[Exercise requirements]: Exactly as written, write out the lines below from the first to the one containing "from matplotlib.patches import Patch", inclusive. Pictures do not belong in the copy.

[Data section]:
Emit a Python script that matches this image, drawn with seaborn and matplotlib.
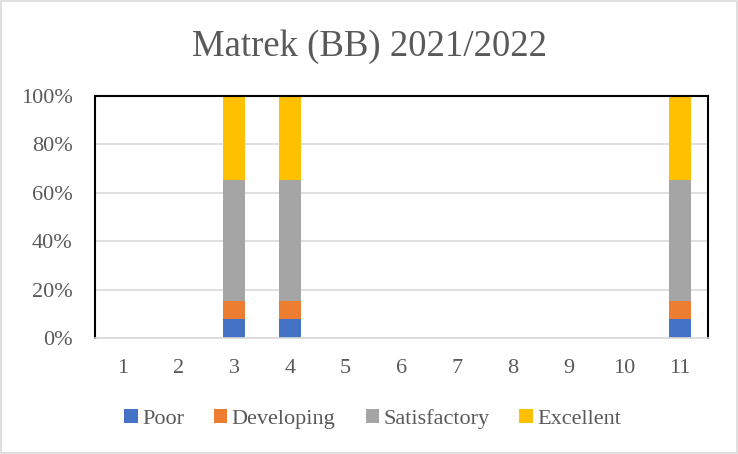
import pandas as pd
import numpy as np
import matplotlib
matplotlib.use("Agg")
import matplotlib.pyplot as plt
import seaborn as sns
from matplotlib.patches import Patch

# Share of students in each rating band, per item (out of 26)
items = [str(i) for i in range(1, 12)]
poor = [0, 0, 2, 2, 0, 0, 0, 0, 0, 0, 2]
developing = [0, 0, 2, 2, 0, 0, 0, 0, 0, 0, 2]
satisfactory = [0, 0, 13, 13, 0, 0, 0, 0, 0, 0, 13]
excellent = [0, 0, 9, 9, 0, 0, 0, 0, 0, 0, 9]
levels = ["Poor", "Developing", "Satisfactory", "Excellent"]
colors = ["#4472C4", "#ED7D31", "#A5A5A5", "#FFC000"]

df = pd.DataFrame({"item": items, "Poor": poor, "Developing": developing,
                   "Satisfactory": satisfactory, "Excellent": excellent})
totals = df[levels].sum(axis=1).replace(0, np.nan)
pct = df[levels].div(totals, axis=0).fillna(0) * 100
cum = pct.cumsum(axis=1)
cum["item"] = df["item"]

sns.set_theme(style="white")
plt.rcParams["font.family"] = ["Liberation Serif", "DejaVu Serif"]
text_col = "#595959"

fig = plt.figure(figsize=(7.38, 4.54), dpi=100)
ax = fig.add_axes([0.1287, 0.2555, 0.8306, 0.533])

# draw the stack from the top layer down so each shorter bar covers the one behind
for lvl, col in reversed(list(zip(levels, colors))):
    sns.barplot(data=cum, x="item", y=lvl, color=col, width=0.4,
                order=items, ax=ax, saturation=1, linewidth=0)

ax.set_ylim(0, 100)
ax.set_xlim(-0.5, 10.5)
ax.set_yticks([0, 20, 40, 60, 80, 100])
ax.set_yticklabels([f"{v}%" for v in range(0, 101, 20)])
ax.yaxis.grid(True, color="#D9D9D9", linewidth=1.2)
ax.set_axisbelow(True)
ax.set_xlabel("")
ax.set_ylabel("")
ax.tick_params(axis="both", length=0, labelsize=16, labelcolor=text_col)
ax.tick_params(axis="x", pad=15)
ax.tick_params(axis="y", pad=16)

for side in ["left", "top", "right"]:
    ax.spines[side].set_color("black")
    ax.spines[side].set_linewidth(1.5)
ax.spines["bottom"].set_color("#D9D9D9")
ax.spines["bottom"].set_linewidth(1.2)

fig.suptitle("Matrek (BB) 2021/2022", y=0.935, fontsize=26.5, color=text_col)

handles = [Patch(facecolor=c, edgecolor="none") for c in colors]
fig.legend(handles, levels, loc="center", bbox_to_anchor=(0.505, 0.078), ncol=4,
           frameon=False, fontsize=16, labelcolor=text_col,
           handlelength=0.6, handleheight=0.6, handletextpad=0.2,
           columnspacing=1.35)

# light frame around the whole chart
fig.patches.append(plt.Rectangle((0.002, 0.003), 0.996, 0.994, transform=fig.transFigure,
                                 fill=False, edgecolor="#D9D9D9", linewidth=1.2))

fig.savefig("out.png", dpi=100)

[Exercise answer]:
Emit a Python script that matches this image, drawn with seaborn and matplotlib.
import pandas as pd
import numpy as np
import matplotlib
matplotlib.use("Agg")
import matplotlib.pyplot as plt
import seaborn as sns
from matplotlib.patches import Patch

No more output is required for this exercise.